Thanks Tom, and thanks Curtis for pointing us again to these lines, to read again this morning . . . .


first silver edge of sun above blackness
of ridge, white half moon next to leaves
in foreground, sound of waves in channel

“cause” of such, is nothing
real that is at rest

in such a field accelerated,
falling, of physical

cloudless blue sky reflected in channel,
line of 7 pelicans gliding toward point

TC said...


I like the exact pelican count. Reminds me of the Keats bit about shutting the eyes of his fairy lady with "kisses four" ("why four because I wish to restrain the headlong impetuosity of my Muse, she would have fain said 'score'... suppose I would have said 'seven', there would have been three and a half apiece...")

Curtis Roberts said...

Memory loss is a multivalent subject and not the reserve of old bores. (Said in defense of middle-aged and younger bores, I guess.) And if one has a sense of humor, at least there are things to laugh about and share in its insidious neighborhood.

A couple of “professionals” have advised me that if you can remember that you’ve forgotten something, it’s much better than if you can’t. (Cold comfort I know, and I was a paying customer.)

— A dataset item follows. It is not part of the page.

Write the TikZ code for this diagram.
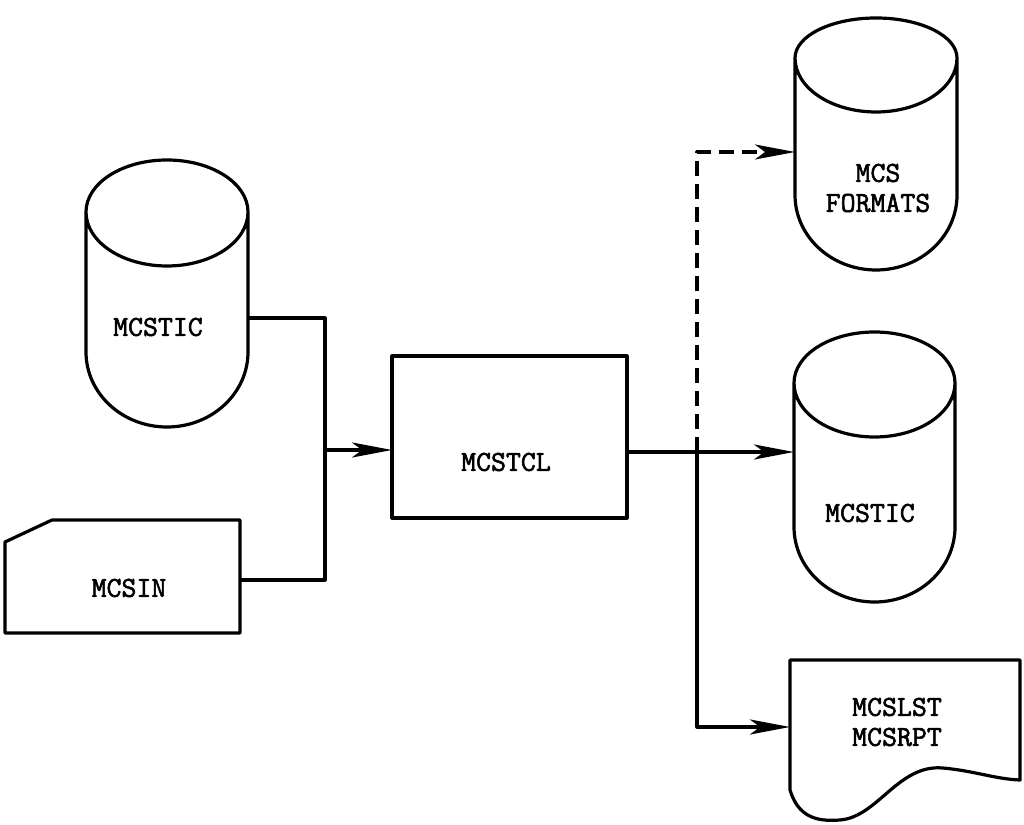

That being said, Elvis sang “I forgot to remember to forget”. That must count for something.

Really, those mirroring birds speak my mind.

Robb said...

The repetition of

The turnings of the tide,
The turnings of the tide,

really haunted me, in the way I like to be haunted

TC said...

Elvis definitely had a point.

Thanks Robb, that's the bit that haunts me too. When I can remember it.